— START OF Raw data —

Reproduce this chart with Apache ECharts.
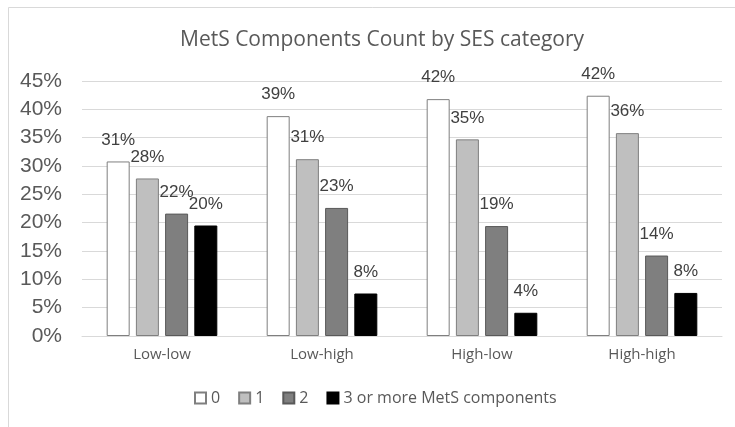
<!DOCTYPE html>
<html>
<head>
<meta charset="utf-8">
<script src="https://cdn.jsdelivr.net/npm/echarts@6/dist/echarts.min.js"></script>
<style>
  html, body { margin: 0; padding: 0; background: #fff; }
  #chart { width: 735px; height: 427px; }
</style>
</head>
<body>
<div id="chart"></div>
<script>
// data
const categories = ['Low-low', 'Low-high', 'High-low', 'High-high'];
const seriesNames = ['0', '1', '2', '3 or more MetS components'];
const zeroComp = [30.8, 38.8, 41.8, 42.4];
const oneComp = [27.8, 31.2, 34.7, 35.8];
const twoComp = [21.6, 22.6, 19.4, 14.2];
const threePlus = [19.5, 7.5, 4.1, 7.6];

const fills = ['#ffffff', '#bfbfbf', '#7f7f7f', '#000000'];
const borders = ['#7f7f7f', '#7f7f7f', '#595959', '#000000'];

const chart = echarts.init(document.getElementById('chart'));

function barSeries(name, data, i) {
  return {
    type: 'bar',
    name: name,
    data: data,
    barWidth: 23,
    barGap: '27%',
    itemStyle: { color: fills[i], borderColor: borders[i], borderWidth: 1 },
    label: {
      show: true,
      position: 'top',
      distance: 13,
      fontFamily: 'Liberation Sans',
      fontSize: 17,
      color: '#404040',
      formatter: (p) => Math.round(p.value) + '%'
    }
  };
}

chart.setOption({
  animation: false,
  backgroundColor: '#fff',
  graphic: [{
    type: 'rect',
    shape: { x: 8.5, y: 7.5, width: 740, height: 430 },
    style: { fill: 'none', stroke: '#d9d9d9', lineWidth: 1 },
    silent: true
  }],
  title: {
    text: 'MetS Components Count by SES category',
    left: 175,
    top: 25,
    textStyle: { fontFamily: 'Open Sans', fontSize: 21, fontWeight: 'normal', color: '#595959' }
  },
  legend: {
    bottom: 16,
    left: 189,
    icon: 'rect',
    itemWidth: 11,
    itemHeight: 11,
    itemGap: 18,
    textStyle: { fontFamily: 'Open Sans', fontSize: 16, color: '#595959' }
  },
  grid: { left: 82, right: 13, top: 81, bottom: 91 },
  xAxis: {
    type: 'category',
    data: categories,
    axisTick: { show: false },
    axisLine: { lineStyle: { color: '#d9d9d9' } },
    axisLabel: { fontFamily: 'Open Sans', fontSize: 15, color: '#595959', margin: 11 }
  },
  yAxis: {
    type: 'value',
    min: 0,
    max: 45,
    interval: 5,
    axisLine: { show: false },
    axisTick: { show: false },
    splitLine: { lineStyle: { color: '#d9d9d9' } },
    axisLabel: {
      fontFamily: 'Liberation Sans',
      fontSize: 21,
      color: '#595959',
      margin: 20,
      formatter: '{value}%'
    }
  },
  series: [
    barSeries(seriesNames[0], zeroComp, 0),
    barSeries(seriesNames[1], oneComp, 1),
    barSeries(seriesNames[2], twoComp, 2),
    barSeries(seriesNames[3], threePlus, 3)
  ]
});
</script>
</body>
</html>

— END OF Raw data —

▶ [Aim of the task]:
Transcribe the preceding listing in its entirety and with exact wording, leaving out pictures.

▶ [Exercise response]:
Reproduce this chart with Apache ECharts.
<!DOCTYPE html>
<html>
<head>
<meta charset="utf-8">
<script src="https://cdn.jsdelivr.net/npm/echarts@6/dist/echarts.min.js"></script>
<style>
  html, body { margin: 0; padding: 0; background: #fff; }
  #chart { width: 735px; height: 427px; }
</style>
</head>
<body>
<div id="chart"></div>
<script>
// data
const categories = ['Low-low', 'Low-high', 'High-low', 'High-high'];
const seriesNames = ['0', '1', '2', '3 or more MetS components'];
const zeroComp = [30.8, 38.8, 41.8, 42.4];
const oneComp = [27.8, 31.2, 34.7, 35.8];
const twoComp = [21.6, 22.6, 19.4, 14.2];
const threePlus = [19.5, 7.5, 4.1, 7.6];

const fills = ['#ffffff', '#bfbfbf', '#7f7f7f', '#000000'];
const borders = ['#7f7f7f', '#7f7f7f', '#595959', '#000000'];

const chart = echarts.init(document.getElementById('chart'));

function barSeries(name, data, i) {
  return {
    type: 'bar',
    name: name,
    data: data,
    barWidth: 23,
    barGap: '27%',
    itemStyle: { color: fills[i], borderColor: borders[i], borderWidth: 1 },
    label: {
      show: true,
      position: 'top',
      distance: 13,
      fontFamily: 'Liberation Sans',
      fontSize: 17,
      color: '#404040',
      formatter: (p) => Math.round(p.value) + '%'
    }
  };
}

chart.setOption({
  animation: false,
  backgroundColor: '#fff',
  graphic: [{
    type: 'rect',
    shape: { x: 8.5, y: 7.5, width: 740, height: 430 },
    style: { fill: 'none', stroke: '#d9d9d9', lineWidth: 1 },
    silent: true
  }],
  title: {
    text: 'MetS Components Count by SES category',
    left: 175,
    top: 25,
    textStyle: { fontFamily: 'Open Sans', fontSize: 21, fontWeight: 'normal', color: '#595959' }
  },
  legend: {
    bottom: 16,
    left: 189,
    icon: 'rect',
    itemWidth: 11,
    itemHeight: 11,
    itemGap: 18,
    textStyle: { fontFamily: 'Open Sans', fontSize: 16, color: '#595959' }
  },
  grid: { left: 82, right: 13, top: 81, bottom: 91 },
  xAxis: {
    type: 'category',
    data: categories,
    axisTick: { show: false },
    axisLine: { lineStyle: { color: '#d9d9d9' } },
    axisLabel: { fontFamily: 'Open Sans', fontSize: 15, color: '#595959', margin: 11 }
  },
  yAxis: {
    type: 'value',
    min: 0,
    max: 45,
    interval: 5,
    axisLine: { show: false },
    axisTick: { show: false },
    splitLine: { lineStyle: { color: '#d9d9d9' } },
    axisLabel: {
      fontFamily: 'Liberation Sans',
      fontSize: 21,
      color: '#595959',
      margin: 20,
      formatter: '{value}%'
    }
  },
  series: [
    barSeries(seriesNames[0], zeroComp, 0),
    barSeries(seriesNames[1], oneComp, 1),
    barSeries(seriesNames[2], twoComp, 2),
    barSeries(seriesNames[3], threePlus, 3)
  ]
});
</script>
</body>
</html>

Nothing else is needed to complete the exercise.